Supplied information:

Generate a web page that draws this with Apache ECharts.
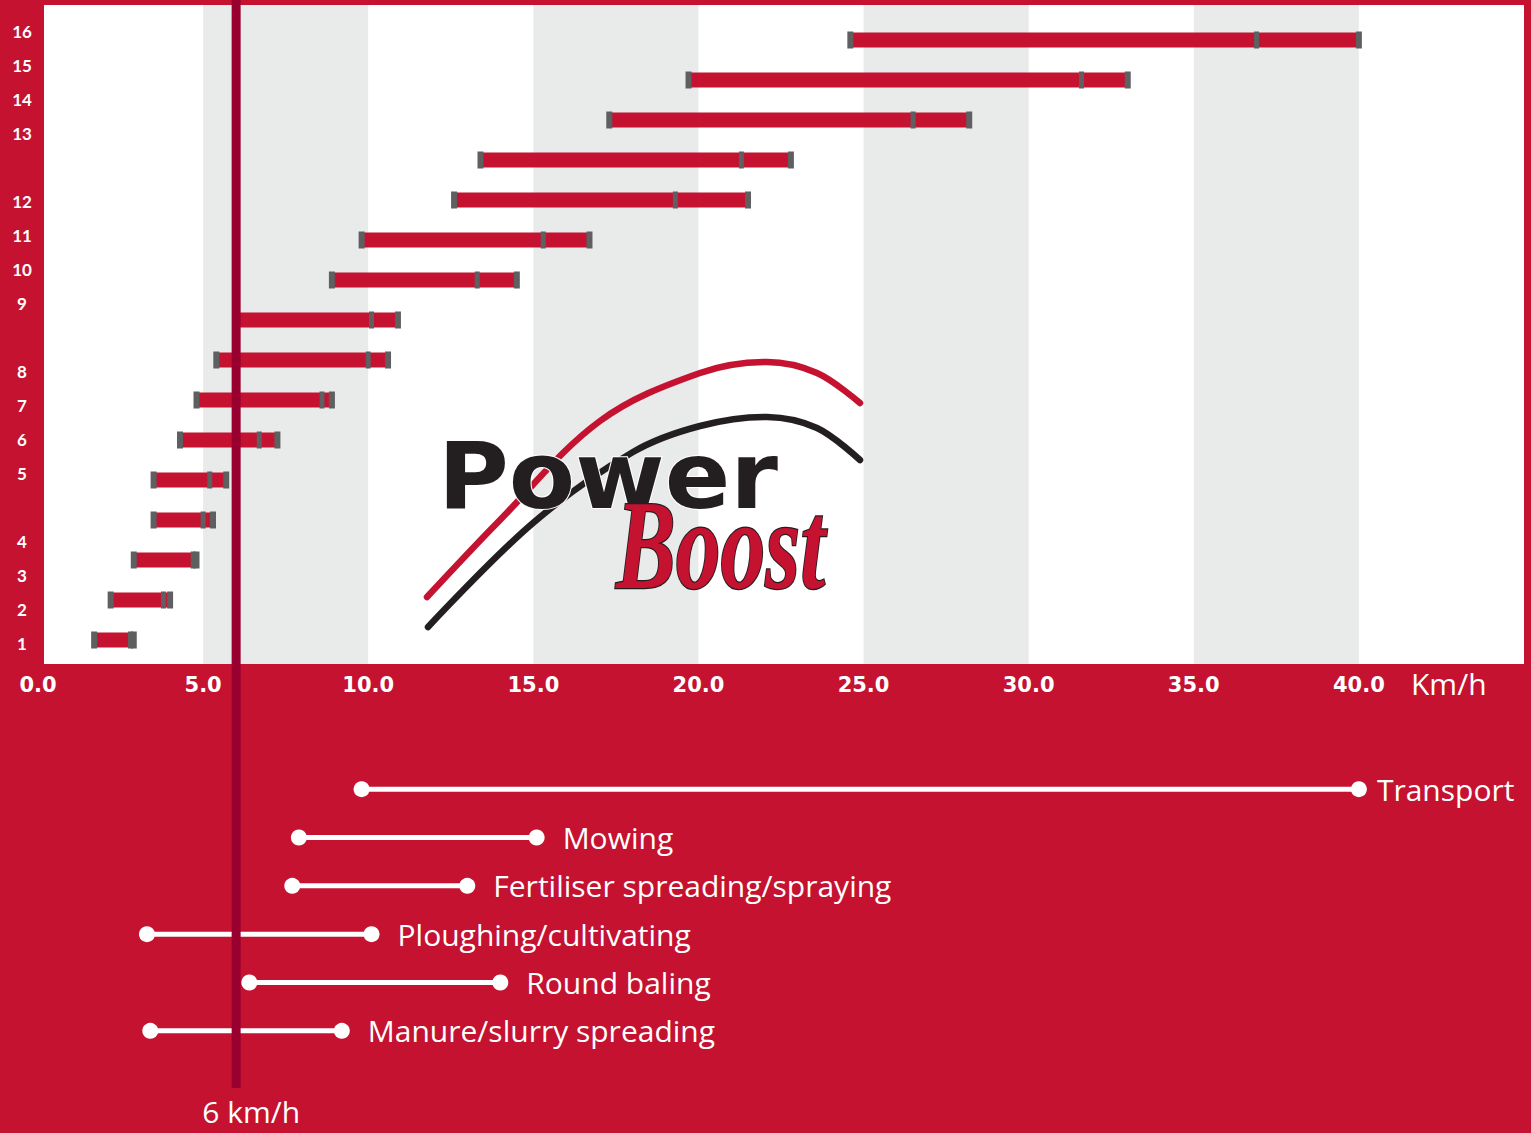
<!DOCTYPE html>
<html>
<head>
<meta charset="utf-8">
<script src="https://cdn.jsdelivr.net/npm/echarts@6/dist/echarts.min.js"></script>
<style>
html,body{margin:0;padding:0;background:#C41230;}
#chart{width:1531px;height:1133px;}
</style>
</head>
<body>
<div id="chart"></div>
<script>
// ---------- DATA ----------
const gears = ['1','2','3','4','5','6','7','8','9','10','11','12','13','14','15','16'];
const gearLow  = [1.7, 2.2, 2.9, 3.5, 3.5, 4.3, 4.8, 5.4, 6.0, 8.9, 9.8, 12.6, 13.4, 17.3, 19.7, 24.6];
const gearMid  = [2.8, 3.8, 4.7, 5.0, 5.2, 6.7, 8.6, 10.0, 10.1, 13.3, 15.3, 19.3, 21.3, 26.5, 31.6, 36.9];
const gearHigh = [2.9, 4.0, 4.8, 5.3, 5.7, 7.25, 8.9, 10.6, 10.9, 14.5, 16.7, 21.5, 22.8, 28.2, 33.0, 40.0];
// gear tick labels, grouped in ranges of four (blank slot between groups)
const gearTickLabels = ['1','2','3','4','','5','6','7','8','','9','10','11','12','','13','14','15','16'];
const tasks = ['Transport','Mowing','Fertiliser spreading/spraying','Ploughing/cultivating','Round baling','Manure/slurry spreading'];
const taskLow  = [9.8, 7.9, 7.7, 3.3, 6.4, 3.4];
const taskHigh = [40.0, 15.1, 13.0, 10.1, 14.0, 9.2];
const refSpeed = [6];
const speedMin = 0, speedMax = 45, speedStep = 5;
const unitLabel = 'Km/h';

// ---------- STYLE ----------
const RED = '#C41230', GREY = '#5E5F61', BAND = '#E9EBEA', DARK = '#980030', INK = '#231F20';

// logo swoosh outlines (decoration only)
const swooshRed = [[427,597],[500,520],[600,421],[700,373],[767,362],[817,373],[860,403]];
const swooshInk = [[428,627],[533,523],[633,452],[700,426],[767,417],[817,428],[860,460]];

const chart = echarts.init(document.getElementById('chart'), null, {renderer: 'svg'});

const hiddenX = (g) => ({gridIndex: g, type: 'value', min: speedMin, max: speedMax, show: false});

const option = {
  backgroundColor: RED,
  animation: false,
  title: {
    text: unitLabel, left: 1411, top: 668, padding: 0,
    textStyle: {color: '#fff', fontFamily: 'Open Sans', fontWeight: 'normal', fontSize: 30}
  },
  grid: [
    {left: 38, right: 7, top: 5, height: 659, outerBoundsMode: 'none'},
    {left: 38, right: 7, top: 20, height: 640, outerBoundsMode: 'none'},
    {left: 44, width: 50, top: 14, height: 646, outerBoundsMode: 'none'},
    {left: 38, right: 7, top: 765, height: 290, outerBoundsMode: 'none'},
    {left: 38, right: 7, top: 0, height: 1088, outerBoundsMode: 'none'}
  ],
  xAxis: [
    {
      gridIndex: 0, type: 'value', min: speedMin, max: speedMax, interval: speedStep,
      axisLine: {show: false}, axisTick: {show: false}, splitLine: {show: false},
      splitArea: {show: true, areaStyle: {color: ['rgba(0,0,0,0)', BAND]}},
      axisLabel: {
        color: '#fff', fontFamily: 'DejaVu Sans', fontWeight: 'bold', fontSize: 21, margin: 10,
        showMaxLabel: false, formatter: v => v.toFixed(1)
      }
    },
    hiddenX(1),
    {gridIndex: 2, type: 'value', min: 0, max: 1, show: false},
    hiddenX(3),
    hiddenX(4)
  ],
  yAxis: [
    {gridIndex: 0, type: 'value', min: 0, max: 1, show: false},
    {gridIndex: 1, type: 'category', data: gears, show: false},
    {
      gridIndex: 2, type: 'category', data: gearTickLabels,
      axisLine: {show: false}, axisTick: {show: false}, splitLine: {show: false},
      axisLabel: {interval: 0, color: '#fff', fontFamily: 'Lato', fontWeight: 'bold', fontSize: 17, align: 'center', margin: 22}
    },
    {gridIndex: 3, type: 'category', data: tasks, inverse: true, show: false},
    {gridIndex: 4, type: 'value', min: 0, max: 1, show: false}
  ],
  graphic: [
    {type: 'rect', z: -1, silent: true, shape: {x: 44, y: 5, width: 1480, height: 659}, style: {fill: '#fff'}},
    // PowerBoost logo
    {type: 'polyline', z: 5, silent: true, shape: {points: swooshRed, smooth: 0.35},
      style: {stroke: RED, lineWidth: 6.5, lineCap: 'round', fill: 'none'}},
    {type: 'polyline', z: 5, silent: true, shape: {points: swooshInk, smooth: 0.35},
      style: {stroke: INK, lineWidth: 6.5, lineCap: 'round', fill: 'none'}},
    {type: 'text', z: 6, silent: true, x: 438, y: 476, scaleX: 1.04,
      style: {text: 'Power', font: 'bold 93px "DejaVu Sans"', fill: INK, stroke: '#fff', lineWidth: 2,
        align: 'left', verticalAlign: 'middle'}},
    {type: 'text', z: 7, silent: true, x: 616, y: 545, scaleX: 0.7,
      style: {text: 'Boost', font: 'italic bold 128px "Liberation Serif"', fill: RED, stroke: INK, lineWidth: 2.5,
        align: 'left', verticalAlign: 'middle'}}
  ],
  series: [
    {
      type: 'custom', name: 'gears', xAxisIndex: 1, yAxisIndex: 1, z: 2,
      data: gears.map((g, i) => [i, gearLow[i], gearMid[i], gearHigh[i]]),
      encode: {x: [1, 2, 3], y: 0},
      renderItem: function (params, api) {
        const y = api.value(0);
        const a = api.coord([api.value(1), y]);
        const m = api.coord([api.value(2), y]);
        const b = api.coord([api.value(3), y]);
        const cy = a[1];
        const cap = (x, w) => ({type: 'rect', shape: {x: x - w / 2, y: cy - 8.5, width: w, height: 17}, style: {fill: GREY}});
        return {type: 'group', children: [
          {type: 'rect', shape: {x: a[0], y: cy - 7.5, width: b[0] - a[0], height: 15}, style: {fill: RED}},
          cap(a[0], 6), cap(m[0], 5), cap(b[0], 6)
        ]};
      }
    },
    {
      type: 'custom', name: 'tasks', xAxisIndex: 3, yAxisIndex: 3, z: 3,
      data: tasks.map((t, i) => [i, taskLow[i], taskHigh[i]]),
      encode: {x: [1, 2], y: 0},
      renderItem: function (params, api) {
        const y = api.value(0);
        const a = api.coord([api.value(1), y]);
        const b = api.coord([api.value(2), y]);
        return {type: 'group', children: [
          {type: 'line', shape: {x1: a[0], y1: a[1], x2: b[0], y2: b[1]}, style: {stroke: '#fff', lineWidth: 5}},
          {type: 'circle', shape: {cx: a[0], cy: a[1], r: 8}, style: {fill: '#fff'}},
          {type: 'circle', shape: {cx: b[0], cy: b[1], r: 8}, style: {fill: '#fff'}},
          {type: 'text', x: b[0] + (params.dataIndex === 0 ? 18 : 26), y: b[1],
            style: {text: tasks[params.dataIndex], fill: '#fff', font: '30px "Open Sans"', align: 'left', verticalAlign: 'middle'}}
        ]};
      }
    },
    {
      type: 'custom', name: 'reference', xAxisIndex: 4, yAxisIndex: 4, z: 10,
      data: refSpeed.map(v => [v]),
      encode: {x: 0},
      renderItem: function (params, api) {
        const v = api.value(0);
        const top = api.coord([v, 1]);
        const bot = api.coord([v, 0]);
        return {type: 'group', children: [
          {type: 'rect', shape: {x: top[0] - 4.5, y: top[1], width: 9, height: bot[1] - top[1]}, style: {fill: DARK}},
          {type: 'text', x: top[0] + 15, y: bot[1] + 23,
            style: {text: v + ' km/h', fill: '#fff', font: '30px "Open Sans"', align: 'center', verticalAlign: 'middle'}}
        ]};
      }
    }
  ]
};
chart.setOption(option);
</script>
</body>
</html>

What to produce: Write out each line of the listing above, exactly, from its first line to the line holding "const RED = '#C41230', GREY", inclusive. Skip the pictures.

Right answer:
Generate a web page that draws this with Apache ECharts.
<!DOCTYPE html>
<html>
<head>
<meta charset="utf-8">
<script src="https://cdn.jsdelivr.net/npm/echarts@6/dist/echarts.min.js"></script>
<style>
html,body{margin:0;padding:0;background:#C41230;}
#chart{width:1531px;height:1133px;}
</style>
</head>
<body>
<div id="chart"></div>
<script>
// ---------- DATA ----------
const gears = ['1','2','3','4','5','6','7','8','9','10','11','12','13','14','15','16'];
const gearLow  = [1.7, 2.2, 2.9, 3.5, 3.5, 4.3, 4.8, 5.4, 6.0, 8.9, 9.8, 12.6, 13.4, 17.3, 19.7, 24.6];
const gearMid  = [2.8, 3.8, 4.7, 5.0, 5.2, 6.7, 8.6, 10.0, 10.1, 13.3, 15.3, 19.3, 21.3, 26.5, 31.6, 36.9];
const gearHigh = [2.9, 4.0, 4.8, 5.3, 5.7, 7.25, 8.9, 10.6, 10.9, 14.5, 16.7, 21.5, 22.8, 28.2, 33.0, 40.0];
// gear tick labels, grouped in ranges of four (blank slot between groups)
const gearTickLabels = ['1','2','3','4','','5','6','7','8','','9','10','11','12','','13','14','15','16'];
const tasks = ['Transport','Mowing','Fertiliser spreading/spraying','Ploughing/cultivating','Round baling','Manure/slurry spreading'];
const taskLow  = [9.8, 7.9, 7.7, 3.3, 6.4, 3.4];
const taskHigh = [40.0, 15.1, 13.0, 10.1, 14.0, 9.2];
const refSpeed = [6];
const speedMin = 0, speedMax = 45, speedStep = 5;
const unitLabel = 'Km/h';

// ---------- STYLE ----------
const RED = '#C41230', GREY = '#5E5F61', BAND = '#E9EBEA', DARK = '#980030', INK = '#231F20';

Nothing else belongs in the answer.